Once you have your data, using that data in a meaningful way is the next challenge when working with low-cost sensors.

Beyond accurate data, there are challenges in interpretation to determine the best course of action to take. Fall detection is a good example: if you can sense the direction, acceleration, and rotation of a person in real-time with good accuracy, then you might think that you can detect a fall—maybe even early enough to do something to prevent injury. Imagine if your phone interpreted a sudden drop as a fall and automatically dialed 911—when in reality, you’d just dropped your phone. While this feature is common on phones and smart watches now, it is wrong far more often than it is right. Confirmation and delay of action are required to avoid false alarms, and both are actively being used to “train” the detection algorithms.

Real life in the real world is complicated and the consequences of false or missed activations are serious enough that it’s generally not feasible to determine the best course of action based on sensor data alone. Drawing that line is critical. Understanding all of the factors involved in making that decision—in the few milliseconds available—is the real design and engineering challenge. AI algorithms are being developed and trained to interpret sensor data because we just don’t have analytical approaches that work well enough.

Measuring something as simple as the temperature can be surprisingly challenging. While you can accurately measure the temperature of the sensor itself, more than likely you are interested in measuring air temperature or the temperature of some other specific point. The sensor is likely not exclusively influenced by the target point: heating from the circuit board, motors, batteries, and even the user’s body are common problems that make measuring temperature challenging.

There are a few exceptions. Front airbags use sensors to detect when to deploy, reducing the occupant’s impact in life-threatening crashes. They generally do not deploy for fender-benders, where the risk of injury from airbag deployment outweighs the risk of injuries from the impact. However, side impact airbags are an exception to that exception. They are supposed to deploy only in rollover situations, but they have deployed on bumpy roads under normal driving conditions—and this still occurs, rarely, after years of development and testing.

Seeing the Big (Data) Picture

While low-cost sensors may not be highly accurate and they’re certainly not calibrated to the reference standards necessary for critical measurements, they don’t really need to be for most applications. When those applications are looking at big-picture data rather than basing actions on single measurements, they are good enough. The Apple Watch might not count every step you take, but it’s correct within 1-2% for most people, which is good enough. While day-to-day measurements in the Apple Health app likely contain too much noise to be individually reliable, looking at how that data trends over longer time periods provides useful insights.

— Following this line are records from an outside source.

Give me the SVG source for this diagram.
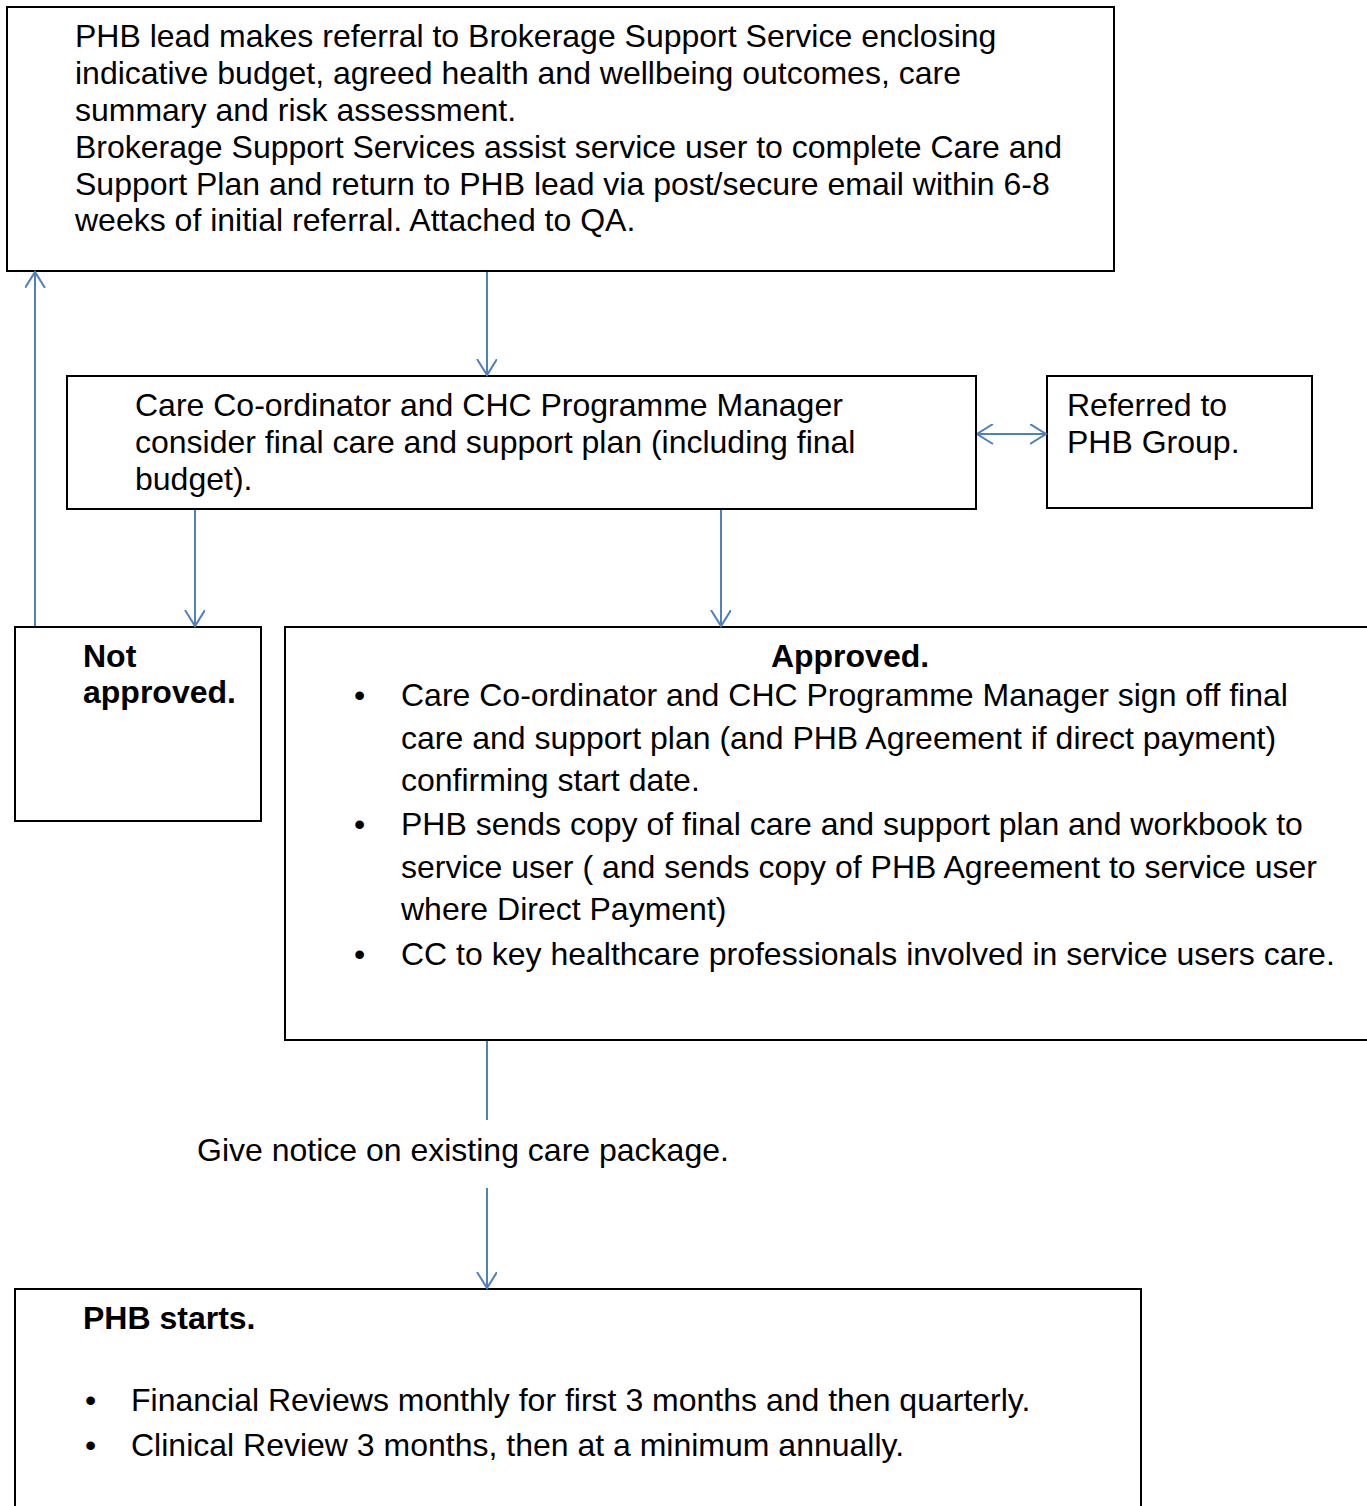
<svg xmlns="http://www.w3.org/2000/svg" width="1367" height="1506" viewBox="0 0 1367 1506">
<style>
.box{fill:#fff;stroke:#000;stroke-width:2}
text{font-family:"Liberation Sans",Arial,sans-serif;font-size:32px;fill:#000}
.b{font-weight:bold}
.c{stroke:#4F81BD;stroke-width:2;fill:none}
</style>
<defs>
<marker id="ah" markerWidth="24" markerHeight="24" refX="16" refY="10" orient="auto" markerUnits="userSpaceOnUse">
<path d="M0,0 L16,10 L0,20" fill="none" stroke="#4F81BD" stroke-width="2"/>
</marker>
<marker id="as" markerWidth="24" markerHeight="24" refX="0" refY="10" orient="auto" markerUnits="userSpaceOnUse">
<path d="M16,0 L0,10 L16,20" fill="none" stroke="#4F81BD" stroke-width="2"/>
</marker>
</defs>
<rect width="1367" height="1506" fill="#fff"/>
<g id="n1">
<rect class="box" x="7" y="7" width="1107" height="264"/>
<text x="75" y="47">PHB lead makes referral to Brokerage Support Service enclosing</text>
<text x="75" y="84">indicative budget, agreed health and wellbeing outcomes, care</text>
<text x="75" y="121">summary and risk assessment.</text>
<text x="75" y="158">Brokerage Support Services assist service user to complete Care and</text>
<text x="75" y="195">Support Plan and return to PHB lead via post/secure email within 6-8</text>
<text x="75" y="231">weeks of initial referral. Attached to QA.</text>
</g>
<g id="n2">
<rect class="box" x="67" y="376" width="909" height="133"/>
<text x="135" y="416">Care Co-ordinator and CHC Programme Manager</text>
<text x="135" y="453">consider final care and support plan (including final</text>
<text x="135" y="490">budget).</text>
</g>
<g id="n3">
<rect class="box" x="1047" y="376" width="265" height="132"/>
<text x="1067" y="416">Referred to</text>
<text x="1067" y="453">PHB Group.</text>
</g>
<g id="n4">
<rect class="box" x="15" y="627" width="246" height="194"/>
<text class="b" x="83" y="667">Not</text>
<text class="b" x="83" y="703">approved.</text>
</g>
<g id="n5">
<rect class="box" x="285" y="627" width="1090" height="413"/>
<text class="b" x="850" y="667" text-anchor="middle">Approved.</text>
<text x="354" y="706">•</text>
<text x="401" y="706">Care Co-ordinator and CHC Programme Manager sign off final</text>
<text x="401" y="749">care and support plan (and PHB Agreement if direct payment)</text>
<text x="401" y="791">confirming start date.</text>
<text x="354" y="835">•</text>
<text x="401" y="835">PHB sends copy of final care and support plan and workbook to</text>
<text x="401" y="878">service user ( and sends copy of PHB Agreement to service user</text>
<text x="401" y="920">where Direct Payment)</text>
<text x="354" y="965">•</text>
<text x="401" y="965">CC to key healthcare professionals involved in service users care.</text>
</g>
<g id="n6">
<text x="197" y="1161">Give notice on existing care package.</text>
</g>
<g id="n7">
<rect class="box" x="15" y="1289" width="1126" height="240"/>
<text class="b" x="83" y="1329">PHB starts.</text>
<text x="85" y="1411">•</text>
<text x="131" y="1411">Financial Reviews monthly for first 3 months and then quarterly.</text>
<text x="85" y="1456">•</text>
<text x="131" y="1456">Clinical Review 3 months, then at a minimum annually.</text>
</g>
<g id="connectors">
<line class="c" x1="487" y1="272" x2="487" y2="375" marker-end="url(#ah)"/>
<line class="c" x1="35" y1="626" x2="35" y2="272" marker-end="url(#ah)"/>
<line class="c" x1="195" y1="510" x2="195" y2="626" marker-end="url(#ah)"/>
<line class="c" x1="721" y1="510" x2="721" y2="626" marker-end="url(#ah)"/>
<line class="c" x1="977" y1="434" x2="1046" y2="434" marker-start="url(#as)" marker-end="url(#ah)"/>
<line class="c" x1="487" y1="1041" x2="487" y2="1120"/>
<line class="c" x1="487" y1="1188" x2="487" y2="1288" marker-end="url(#ah)"/>
</g>
</svg>
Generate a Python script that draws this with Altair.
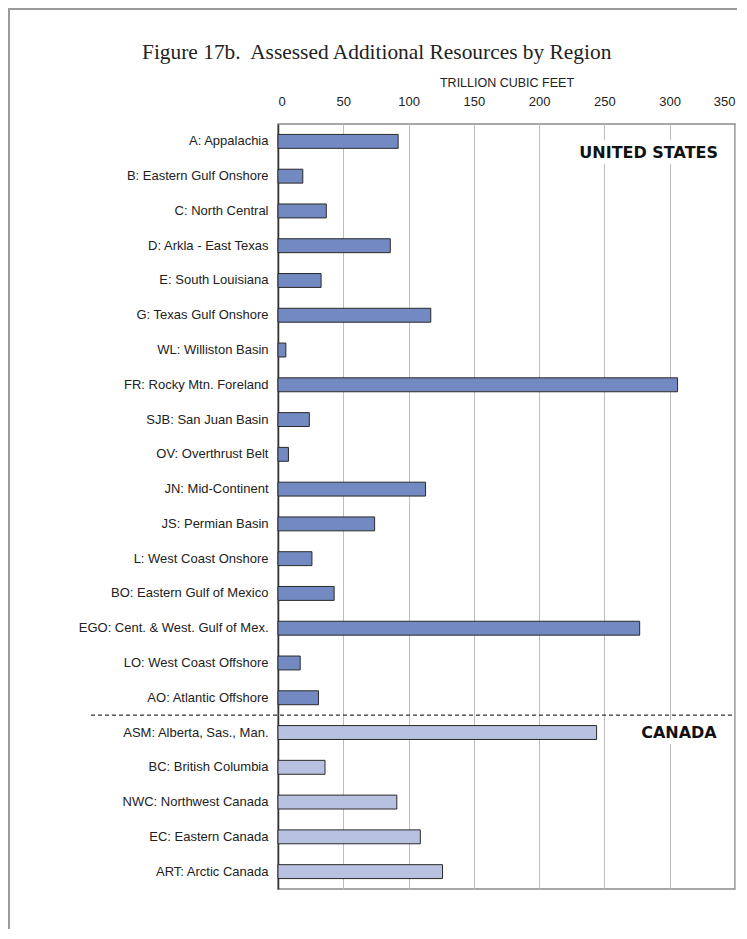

Similarly, a large quantity of low-cost air quality sensors do provide meaningful data, even when the sensors themselves have limited individual accuracy. On a geographic scale, the tens of thousands of deployed low-cost air quality monitors provide useful information on the air quality around the world. Those measurements—collected over time, over wide geographic spaces, and over thousands of units—can be transformed from imprecise data points into a meaningful and useful picture.

Sensors Use at Daedalus

Using sensors, even under simple circumstances, comes with a surprising number of challenges. When things get complex, the challenge of using sensors increases exponentially.

At Daedalus, we specialize in those challenging situations. We’ve developed a process that helps us to identify the best sensor for the application, and we’ve learned to rely on multiple sensors, using diverse technologies, and in different locations to ensure more accurate and reliable results, particularly when avoiding errors is critically important. We’ve used sensors to ensure fall safety compliance, pinpoint missing surgical sponges, detect drugs in the U.S. mail, locate underground pipes, non-invasively detect bilirubin, and to help ensure the safety of industrial workers from exposure to excessive noise, dust, and hazardous gases.